Prosecutors propose 10-year prison term for Mt. Gox's former CEO

Indictment not linked to exchange's loss of $400 million worth of bitcoin

Mark Karpeles, the former CEO of Tokyo-based bitcoin exchange Mt. Gox, bows to reporters in a press room at a Tokyo court in 2014. (Photo by Ken Kobayashi)

TOKYO -- Prosecutors on Wednesday proposed a 10-year prison term for Mark Karpeles, the former CEO of Tokyo-based Mt. Gox, which at one time was the world's largest bitcoin exchange.

The prosecutors accuse Karpeles of embezzling about 340 million yen from accounts that Mt. Gox managed on behalf of clients, doing so in the final four months of 2013. The prosecutors also say Karpeles used the money for business acquisitions and paying rent.

Karpeles has denied embezzling the funds, saying the money was meant to be accounted as a temporary loan.

In their final argument at the Tokyo District Court, prosecutors said, "There was no documentation of loans and there was no intention of paying back" the money. They demanded a harsh sentence, saying Karpeles betrayed his clients and used a huge amount of their money.

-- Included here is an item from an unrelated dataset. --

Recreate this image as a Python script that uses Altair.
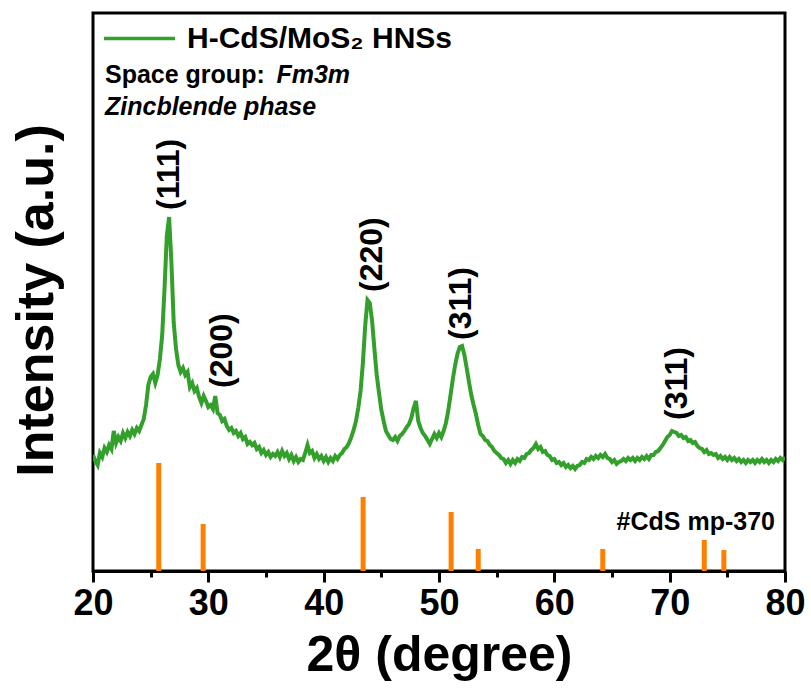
import altair as alt
import pandas as pd

# ---- data ----
two_theta = [round(20 + 0.2 * i, 1) for i in range(301)]  # instrument step 0.2 deg
intensity = [
    116, 110, 106, 118, 114,   # 20
    123, 119, 126, 122, 140,   # 21
    128, 134, 130, 138, 133,   # 22
    139, 135, 141, 137, 143,   # 23
    140, 146, 152, 166, 186,   # 24
    194, 197, 188, 196, 212,   # 25
    236, 282, 335, 354, 308,   # 26
    248, 222, 206, 199, 203,   # 27
    196, 199, 184, 188, 180,   # 28
    183, 174, 168, 175, 170,   # 29
    164, 166, 162, 175, 158,   # 30
    156, 150, 152, 145, 141,   # 31
    143, 138, 140, 135, 138,   # 32
    132, 134, 127, 129, 126,   # 33
    128, 122, 124, 118, 121,   # 34
    116, 119, 114, 117, 115,   # 35
    119, 114, 120, 115, 118,   # 36
    112, 116, 110, 114, 109,   # 37
    112, 111, 118, 126, 118,   # 38
    120, 113, 117, 112, 115,   # 39
    110, 114, 109, 113, 110,   # 40
    115, 112, 116, 118, 122,   # 41
    124, 128, 134, 141, 150,   # 42
    163, 180, 208, 245, 271,   # 43
    268, 250, 222, 196, 178,   # 44
    161, 150, 140, 136, 132,   # 45
    131, 134, 130, 135, 137,   # 46
    140, 144, 147, 153, 163,   # 47
    170, 150, 143, 138, 135,   # 48
    131, 127, 132, 137, 133,   # 49
    138, 134, 140, 148, 160,   # 50
    176, 192, 206, 217, 224,   # 51
    225, 216, 203, 189, 176,   # 52
    166, 157, 146, 137, 135,   # 53
    131, 130, 126, 124, 120,   # 54
    118, 116, 113, 112, 108,   # 55
    111, 107, 111, 108, 112,   # 56
    110, 114, 113, 117, 118,   # 57
    121, 123, 127, 122, 124,   # 58
    119, 120, 116, 115, 111,   # 59
    112, 108, 109, 106, 108,   # 60
    104, 106, 103, 105, 102,   # 61
    105, 106, 109, 108, 112,   # 62
    111, 114, 112, 115, 113,   # 63
    116, 114, 117, 113, 112,   # 64
    109, 111, 107, 109, 110,   # 65
    112, 110, 113, 111, 113,   # 66
    110, 113, 111, 114, 112,   # 67
    115, 112, 116, 116, 119,   # 68
    120, 123, 126, 130, 134,   # 69
    136, 140, 139, 138, 135,   # 70
    136, 133, 134, 130, 131,   # 71
    128, 129, 125, 123, 122,   # 72
    119, 121, 117, 118, 116,   # 73
    117, 113, 115, 112, 114,   # 74
    111, 114, 111, 113, 110,   # 75
    112, 109, 111, 108, 111,   # 76
    109, 111, 108, 111, 109,   # 77
    112, 109, 111, 108, 111,   # 78
    109, 112, 110, 113, 111,   # 79
    114,                       # 80
]
series_name = "H-CdS/MoS\u2082 HNSs"

ref_pos = [25.7, 29.55, 43.42, 51.05, 53.4, 64.2, 73.0, 74.7]
ref_int = [108, 47, 74, 59, 22, 22, 31, 21]

peak_labels = ["(111)", "(200)", "(220)", "(311)", "(311)"]
peak_x = [26.6, 31.2, 44.2, 51.9, 70.65]
peak_y = [361, 183, 279, 231, 151]

GREEN = "#33a02c"
ORANGE = "#ff8000"
FONT = "Liberation Sans"

df = pd.DataFrame({"tt": two_theta, "I": intensity, "series": series_name})
df_ref = pd.DataFrame({"tt": ref_pos, "I": ref_int, "zero": 0})
df_peaks = pd.DataFrame({"tt": peak_x, "I": peak_y, "lab": peak_labels})

x_scale = alt.Scale(domain=[20, 80], nice=False, zero=False)
y_scale = alt.Scale(domain=[0, 558], nice=False, zero=True)

x_axis = alt.Axis(
    values=[20, 25, 30, 35, 40, 45, 50, 55, 60, 65, 70, 75, 80],
    labelExpr="datum.value % 10 == 0 ? datum.label : ''",
    tickSize={"condition": {"test": "datum.value % 10 == 0", "value": 11}, "value": 6},
    tickWidth=3, tickColor="black", domainColor="black", domainWidth=3,
    labelFont=FONT, labelFontSize=36, labelFontWeight="bold", labelColor="black",
    labelPadding=4, labelFlush=False, labelOverlap=False,
    grid=False,
    title="2\u03b8 (degree)", titleFont=FONT, titleFontSize=50, titleFontWeight="bold",
    titleColor="black", titleY=99, titleBaseline="alphabetic",
)
y_axis = alt.Axis(
    labels=False, ticks=False, domain=False, grid=False,
    title="Intensity (a.u.)", titleFont=FONT, titleFontSize=52, titleFontWeight="bold",
    titleColor="black", titleAngle=270, titleX=-41, titleY=287,
    titleAlign="center", titleBaseline="alphabetic",
)

line = alt.Chart(df).mark_line(strokeWidth=4, clip=True).encode(
    x=alt.X("tt:Q", scale=x_scale, axis=x_axis),
    y=alt.Y("I:Q", scale=y_scale, axis=y_axis),
    color=alt.Color(
        "series:N",
        scale=alt.Scale(domain=[series_name], range=[GREEN]),
        legend=alt.Legend(
            title=None, orient="none", legendX=9, legendY=-12, padding=0,
            symbolType="stroke", symbolSize=5041, symbolStrokeWidth=3.5,
            labelFont=FONT, labelFontSize=30, labelFontWeight="bold",
            labelColor="black", labelOffset=10, labelLimit=0,
        ),
    ),
)

refs = alt.Chart(df_ref).mark_rule(strokeWidth=5, color=ORANGE).encode(
    x="tt:Q", y="I:Q", y2="zero:Q",
)

peaks = alt.Chart(df_peaks).mark_text(
    angle=270, align="left", baseline="middle", font=FONT, fontSize=32,
    fontWeight="bold", color="black",
).encode(x="tt:Q", y="I:Q", text="lab:N")

txt_space = alt.Chart(pd.DataFrame({"tt": [21.04], "I": [488], "t": ["Space group:"]})).mark_text(
    align="left", baseline="alphabetic", font=FONT, fontSize=25, fontWeight="bold", color="black",
).encode(x="tt:Q", y="I:Q", text="t:N")
txt_fm = alt.Chart(pd.DataFrame({"tt": [35.9], "I": [488], "t": ["Fm3m"]})).mark_text(
    align="left", baseline="alphabetic", font=FONT, fontSize=25, fontWeight="bold",
    fontStyle="italic", color="black",
).encode(x="tt:Q", y="I:Q", text="t:N")
txt_zinc = alt.Chart(pd.DataFrame({"tt": [21.04], "I": [456], "t": ["Zincblende phase"]})).mark_text(
    align="left", baseline="alphabetic", font=FONT, fontSize=25, fontWeight="bold",
    fontStyle="italic", color="black",
).encode(x="tt:Q", y="I:Q", text="t:N")
txt_ref = alt.Chart(pd.DataFrame({"tt": [79.13], "I": [41], "t": ["#CdS mp-370"]})).mark_text(
    align="right", baseline="alphabetic", font=FONT, fontSize=25, fontWeight="bold", color="black",
).encode(x="tt:Q", y="I:Q", text="t:N")

chart = alt.layer(line, refs, peaks, txt_space, txt_fm, txt_zinc, txt_ref).properties(
    width=692, height=558,
    autosize=alt.AutoSizeParams(type="none"),
    padding={"left": 93, "top": 13, "right": 26, "bottom": 120},
    background="white",
).configure(
    font=FONT,
    view=alt.ViewConfig(stroke="black", strokeWidth=3),
)

chart.save("out.html", embed_options={"renderer": "svg", "actions": False})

"His responsibility," the prosecutors said, "is severe."

Prosecutors allege that Karpeles illegally manipulated accounts by falsifying exchange data. They have also leveled violation of corporate law allegations against him.

Mt. Gox went bankrupt in February 2014 after 48 billion yen ($423 million) worth of bitcoin and 2.8 billion yen worth of cash vanished. Karpeles denies any involvement in the swindle, saying Mt. Gox was hacked. Prosecutors are not investigating the cause of the incident.

The Tokyo District Court in April 2014 put Mt. Gox into bankruptcy proceedings. In June this year, it put the exchange into a civil rehabilitation process that allows for repayments in bitcoin, which had risen in price since 2014.